BMC cancer

Antiangiogenic agents targeting different angiogenic pathways have opposite effects on tumor hypoxia in R-18 human melanoma xenografts.

PMID 28606060


Studies comparing the effect of antiangiogenic agents targeting different angiogenic pathways are sparse. The purpose of this study was to compare the effect of properdistatin and sunitinib treatment in a preclinical model of malignant melanoma. Properdistatin is a small peptide derived from the thrombospondin-1 domain of the plasma protein properdin, and sunitinib is a tyrosine kinase inhibitor targeting several receptors including the vascular endothelial growth factor receptors. R-18 human melanoma xenografts growing in dorsal window chambers were treated with properdistatin, sunitinib, or vehicle. Parameters describing the morphology of tumor vasculature were assessed from high-resolution transillumination images, and BST (blood supply time; the time needed for arterial blood to flow from the main supplying artery to downstream microvessels) was assessed from first-pass imaging movies recorded after a bolus of fluorescence-labeled dextran had been administered intravenously.
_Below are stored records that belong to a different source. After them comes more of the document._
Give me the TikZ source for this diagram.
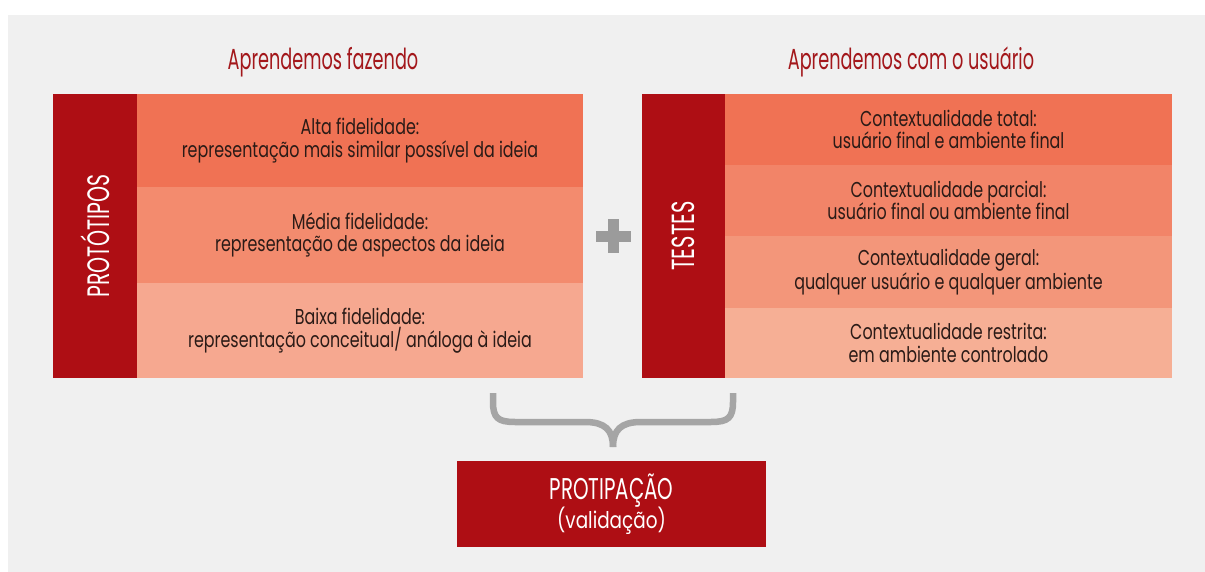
\documentclass[tikz,border=0pt]{standalone}
\usepackage{fontspec}
\setmainfont{Poppins}[FakeStretch=0.74]
\newfontfamily\ttlfont{Poppins}[FakeStretch=0.61]
\newfontfamily\capfont{Poppins}[FakeStretch=0.66]
\newfontfamily\smfont{Poppins}[FakeStretch=0.8]
\definecolor{bg}{HTML}{F0F0F0}
\definecolor{dred}{HTML}{AE0E14}
\definecolor{tred}{HTML}{A3171B}
\definecolor{rowA}{HTML}{F07254}
\definecolor{rowB}{HTML}{F38B6E}
\definecolor{rowC}{HTML}{F6A890}
\definecolor{rowR2}{HTML}{F28468}
\definecolor{rowR3}{HTML}{F3967A}
\definecolor{rowR4}{HTML}{F6AF95}
\definecolor{ink}{HTML}{2B1B17}
\definecolor{grayp}{HTML}{9B9B9B}
\definecolor{grayb}{HTML}{A5A5A5}
\begin{document}
\begin{tikzpicture}[x=1pt,y=-1pt,
  cell/.style={inner sep=0pt, outer sep=0pt, anchor=north west, align=center, text=ink,
    font=\fontsize{21.5}{22.5}\selectfont},
  redbox/.style={inner sep=0pt, outer sep=0pt, anchor=north west, fill=dred, text=white},
  ttl/.style={text=tred, font=\ttlfont\fontsize{29}{29}\selectfont},
  brace/.style={draw=grayb, line width=6.5pt}]
\useasboundingbox (0,0) rectangle (1205,572);
\fill[white] (0,0) rectangle (1205,572);
\fill[bg] (8,15) rectangle (1205,572);
% titles
\node[ttl] (t1) at (323,62) {Aprendemos fazendo};
\node[ttl] (t2) at (911,62) {Aprendemos com o usuário};
% left block
\node[redbox, minimum width=84pt, minimum height=284pt] (prot) at (53,94) {};
\node[text=white, rotate=90, font=\capfont\fontsize{31}{31}\selectfont] (protl) at (prot.center) {PROTÓTIPOS};
\node[cell, fill=rowA, minimum width=446pt, minimum height=93pt] (l1) at (137,94)
  {Alta fidelidade:\\representação mais similar possível da ideia};
\node[cell, fill=rowB, minimum width=446pt, minimum height=96pt] (l2) at (137,187)
  {Média fidelidade:\\representação de aspectos da ideia};
\node[cell, fill=rowC, minimum width=446pt, minimum height=95pt] (l3) at (137,283)
  {Baixa fidelidade:\\representação conceitual/ análoga à ideia};
% plus
\fill[grayp] (596,231) rectangle (631,242);
\fill[grayp] (608,219) rectangle (619,253);
% right block
\node[redbox, minimum width=83pt, minimum height=284pt] (test) at (642,94) {};
\node[text=white, rotate=90, font=\capfont\fontsize{32}{32}\selectfont] (testl) at (test.center) {TESTES};
\node[cell, fill=rowA, minimum width=447pt, minimum height=71pt] (r1) at (725,94)
  {Contextualidade total:\\usuário final e ambiente final};
\node[cell, fill=rowR2, minimum width=447pt, minimum height=71pt] (r2) at (725,165)
  {Contextualidade parcial:\\usuário final ou ambiente final};
\node[cell, fill=rowR3, minimum width=447pt, minimum height=72pt] (r3) at (725,236)
  {Contextualidade geral:\\qualquer usuário e qualquer ambiente};
\node[cell, fill=rowR4, minimum width=447pt, minimum height=70pt] (r4) at (725,308)
  {Contextualidade restrita:\\em ambiente controlado};
% result box
\node[redbox, minimum width=309pt, minimum height=86pt, align=center,
  font=\capfont\fontsize{30}{27}\selectfont] (val) at (457,461)
  {PROTIPAÇÃO\\[-1pt]{\smfont\fontsize{23}{23}\selectfont(validação)}};
% brace
\coordinate (bl) at (493,393);
\coordinate (br) at (733,393);
\coordinate (tip) at (613,447);
\draw[brace] (bl) -- (493,402) .. controls (493,418) and (498,422) .. (515,422)
  -- (585,422) .. controls (605,422) and (613,430) .. (tip);
\draw[brace] (br) -- (733,402) .. controls (733,418) and (728,422) .. (711,422)
  -- (641,422) .. controls (621,422) and (613,430) .. (tip);
\end{tikzpicture}
\end{document}
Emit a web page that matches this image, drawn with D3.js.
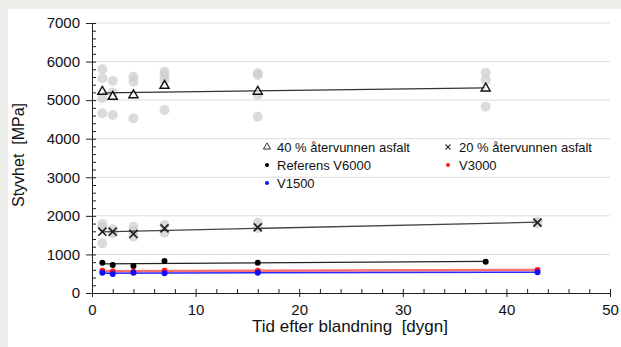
<!DOCTYPE html>
<html>
<head>
<meta charset="utf-8">
<script src="https://cdn.jsdelivr.net/npm/d3@7"></script>
<style>
  html, body { margin: 0; padding: 0; background: #eeeeea; }
  svg { display: block; font-family: "Liberation Sans", Arial, sans-serif; }
</style>
</head>
<body>
<svg id="chart" width="621" height="347"></svg>
<script>
// ---- Data ----
const days40 = [1, 2, 4, 7, 16, 38];
const mean40 = [5220, 5090, 5130, 5375, 5220, 5307];
const days20 = [1, 2, 4, 7, 16, 43];
const mean20 = [1589, 1589, 1530, 1677, 1703, 1823];
const daysRef = [1, 2, 4, 7, 16, 38];
const refV6000 = [786, 726, 700, 830, 786, 811];
const daysV3000 = [1, 2, 4, 7, 16, 43];
const v3000 = [578, 560, 552, 578, 578, 596];
const daysV1500 = [1, 2, 4, 7, 16, 43];
const v1500 = [526, 493, 526, 511, 526, 537];

// individual measurements (grey circles)
const indivDays40 = [1, 1, 1, 1, 2, 2, 2, 4, 4, 4, 7, 7, 7, 7, 16, 16, 16, 16, 38, 38, 38];
const indivVals40 = [5800, 5566, 5050, 4659, 5497, 5200, 4615, 5608, 5478, 4529, 5738, 5652, 5522, 4745, 5696, 5652, 5134, 4571, 5712, 5522, 4830];
const indivDays20 = [1, 1, 1, 2, 2, 4, 4, 4, 7, 7, 16, 16, 43, 43];
const indivVals20 = [1789, 1703, 1289, 1652, 1548, 1719, 1600, 1460, 1763, 1563, 1823, 1677, 1850, 1800];

const xTicks = [0, 10, 20, 30, 40, 50];
const yTicks = [0, 1000, 2000, 3000, 4000, 5000, 6000, 7000];
const legendLabels = ["40 % återvunnen asfalt", "20 % återvunnen asfalt", "Referens V6000", "V3000", "V1500"];
const xTitle = "Tid efter blandning  [dygn]";
const yTitle = "Styvhet  [MPa]";

// ---- Setup ----
const svg = d3.select("#chart");
svg.append("rect").attr("x", 0).attr("y", 0).attr("width", 621).attr("height", 347).attr("fill", "#eeeeea");
svg.append("rect").attr("x", 8).attr("y", 9).attr("width", 613).attr("height", 338).attr("fill", "#ffffff");

const x = d3.scaleLinear().domain([0, 50]).range([92, 610]);
const y = d3.scaleLinear().domain([0, 7000]).range([293, 23]);

// grid lines
svg.append("g").selectAll("line").data(yTicks.filter(d => d > 0)).join("line")
  .attr("x1", x(0)).attr("x2", x(50))
  .attr("y1", d => y(d)).attr("y2", d => y(d))
  .attr("stroke", "#dedede").attr("stroke-width", 1);

// ---- Axes ----
const minorX = d3.range(0, 50.01, 2).filter(d => d % 10 !== 0);
const minorY = d3.range(0, 7000.01, 200).filter(d => d % 1000 !== 0);

function styleAxis(g) {
  g.select(".domain").attr("stroke", "#222").attr("stroke-width", 1);
  g.selectAll(".tick line").attr("stroke", "#222").attr("stroke-width", 1);
  g.selectAll(".tick text").attr("fill", "#111").style("font-size", "15px")
    .style("font-family", "'Liberation Sans', Arial, sans-serif");
}

// X axis: major out + in, minor in
svg.append("g").attr("transform", `translate(0,${y(0)})`)
  .call(d3.axisBottom(x).tickValues(xTicks).tickSize(4).tickSizeOuter(0).tickPadding(7).tickFormat(d3.format("d")))
  .call(styleAxis);
svg.append("g").attr("transform", `translate(0,${y(0)})`)
  .call(d3.axisTop(x).tickValues(xTicks).tickSize(4).tickSizeOuter(0).tickFormat(""))
  .call(styleAxis);
svg.append("g").attr("transform", `translate(0,${y(0)})`)
  .call(d3.axisTop(x).tickValues(minorX).tickSize(4).tickSizeOuter(0).tickFormat(""))
  .call(styleAxis).call(g => g.select(".domain").remove());

// Y axis
svg.append("g").attr("transform", `translate(${x(0)},0)`)
  .call(d3.axisLeft(y).tickValues(yTicks).tickSize(6).tickSizeOuter(0).tickPadding(6).tickFormat(d3.format("d")))
  .call(styleAxis);
svg.append("g").attr("transform", `translate(${x(0)},0)`)
  .call(d3.axisRight(y).tickValues(yTicks).tickSize(4).tickSizeOuter(0).tickFormat(""))
  .call(styleAxis);
svg.append("g").attr("transform", `translate(${x(0)},0)`)
  .call(d3.axisRight(y).tickValues(minorY).tickSize(4).tickSizeOuter(0).tickFormat(""))
  .call(styleAxis).call(g => g.select(".domain").remove());

// axis titles
svg.append("text").attr("x", 350).attr("y", 332)
  .attr("text-anchor", "middle").style("font-size", "17px").attr("fill", "#111")
  .style("white-space", "pre").text(xTitle);
svg.append("text").attr("transform", `translate(24,155) rotate(-90)`)
  .attr("text-anchor", "middle").style("font-size", "16px").attr("fill", "#111")
  .style("white-space", "pre").text(yTitle);

// ---- Marks ----
const line = d3.line().x(d => x(d[0])).y(d => y(d[1]));
function fit(xs, ys) {
  const mx = d3.mean(xs), my = d3.mean(ys);
  let sxy = 0, sxx = 0;
  xs.forEach((v, i) => { sxy += (v - mx) * (ys[i] - my); sxx += (v - mx) * (v - mx); });
  const b = sxy / sxx, a = my - b * mx;
  const x0 = d3.min(xs), x1 = d3.max(xs);
  return [[x0, a + b * x0], [x1, a + b * x1]];
}

// grey individual circles
svg.append("g").selectAll("circle").data(indivDays40.map((d, i) => [d, indivVals40[i]])).join("circle")
  .attr("cx", d => x(d[0])).attr("cy", d => y(d[1])).attr("r", 5)
  .attr("fill", "#cfcfcf").attr("fill-opacity", 0.75);
svg.append("g").selectAll("circle").data(indivDays20.map((d, i) => [d, indivVals20[i]])).join("circle")
  .attr("cx", d => x(d[0])).attr("cy", d => y(d[1])).attr("r", 5)
  .attr("fill", "#cfcfcf").attr("fill-opacity", 0.75);

// trend lines
svg.append("path").attr("d", line(fit(days40, mean40))).attr("stroke", "#333").attr("stroke-width", 1.2).attr("fill", "none");
svg.append("path").attr("d", line(fit(days20, mean20))).attr("stroke", "#444").attr("stroke-width", 1.3).attr("fill", "none");
svg.append("path").attr("d", line(fit(daysRef, refV6000))).attr("stroke", "#222").attr("stroke-width", 1.2).attr("fill", "none");
svg.append("path").attr("d", line(fit(daysV3000, v3000))).attr("stroke", "#ff7070").attr("stroke-width", 2.5).attr("fill", "none");
svg.append("path").attr("d", line(fit(daysV1500, v1500))).attr("stroke", "#2a2aff").attr("stroke-width", 1.5).attr("fill", "none");

// triangles
const tri = d3.symbol().type(d3.symbolTriangle).size(36);
svg.append("g").selectAll("path").data(days40.map((d, i) => [d, mean40[i]])).join("path")
  .attr("d", tri).attr("transform", d => `translate(${x(d[0])},${y(d[1])})`)
  .attr("fill", "#fff").attr("fill-opacity", 0.6).attr("stroke", "#111").attr("stroke-width", 1.4);

// crosses
const cross = d3.symbol().type(d3.symbolX).size(44);
svg.append("g").selectAll("path").data(days20.map((d, i) => [d, mean20[i]])).join("path")
  .attr("d", cross).attr("transform", d => `translate(${x(d[0])},${y(d[1])})`)
  .attr("fill", "none").attr("stroke", "#222").attr("stroke-width", 1.7);

// dots
function dots(xs, ys, color) {
  svg.append("g").selectAll("circle").data(xs.map((d, i) => [d, ys[i]])).join("circle")
    .attr("cx", d => x(d[0])).attr("cy", d => y(d[1])).attr("r", 3).attr("fill", color);
}
dots(daysRef, refV6000, "#000");
dots(daysV3000, v3000, "#ff1a1a");
dots(daysV1500, v1500, "#1010ff");

// ---- Legend ----
const leg = svg.append("g").style("font-size", "13px").attr("fill", "#111");
const legItems = [
  { label: legendLabels[0], sx: 267, tx: 277, cy: 147, kind: "tri" },
  { label: legendLabels[1], sx: 448, tx: 459, cy: 147, kind: "x" },
  { label: legendLabels[2], sx: 267, tx: 277, cy: 165, kind: "dot", color: "#000" },
  { label: legendLabels[3], sx: 448, tx: 459, cy: 165, kind: "dot", color: "#ff1a1a" },
  { label: legendLabels[4], sx: 267, tx: 277, cy: 183, kind: "dot", color: "#1010ff" }
];
legItems.forEach(it => {
  if (it.kind === "tri") {
    leg.append("path").attr("d", d3.symbol().type(d3.symbolTriangle).size(22)())
      .attr("transform", `translate(${it.sx},${it.cy})`).attr("fill", "none").attr("stroke", "#333").attr("stroke-width", 1);
  } else if (it.kind === "x") {
    leg.append("path").attr("d", d3.symbol().type(d3.symbolX).size(18)())
      .attr("transform", `translate(${it.sx},${it.cy})`).attr("fill", "none").attr("stroke", "#333").attr("stroke-width", 1.1);
  } else {
    leg.append("circle").attr("cx", it.sx).attr("cy", it.cy).attr("r", 2).attr("fill", it.color);
  }
  leg.append("text").attr("x", it.tx).attr("y", it.cy + 4.5).text(it.label);
});
</script>
</body>
</html>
Tumor hypoxia was assessed from immunohistochemical preparations of the imaged tissue by using pimonidazole as a hypoxia marker. Properdistatin treatment selectively removed small-diameter vessels and reduced BST, whereas sunitinib treatment reduced the density of small- and large-diameter vessel similarly and did not change BST. These observations imply that properdistatin treatment reduced geometric resistance to blood flow and improved vascular function, whereas sunitinib treatment did not affect vascular function. Accordingly, sunitinib-treated tumors showed higher hypoxic fractions than properdistatin-treated tumors. Properdistatin and sunitinib both inhibited angiogenesis, but had distinctly different effects on vascular morphology, vascular function, and extent of hypoxia in R-18 human melanoma xenografts.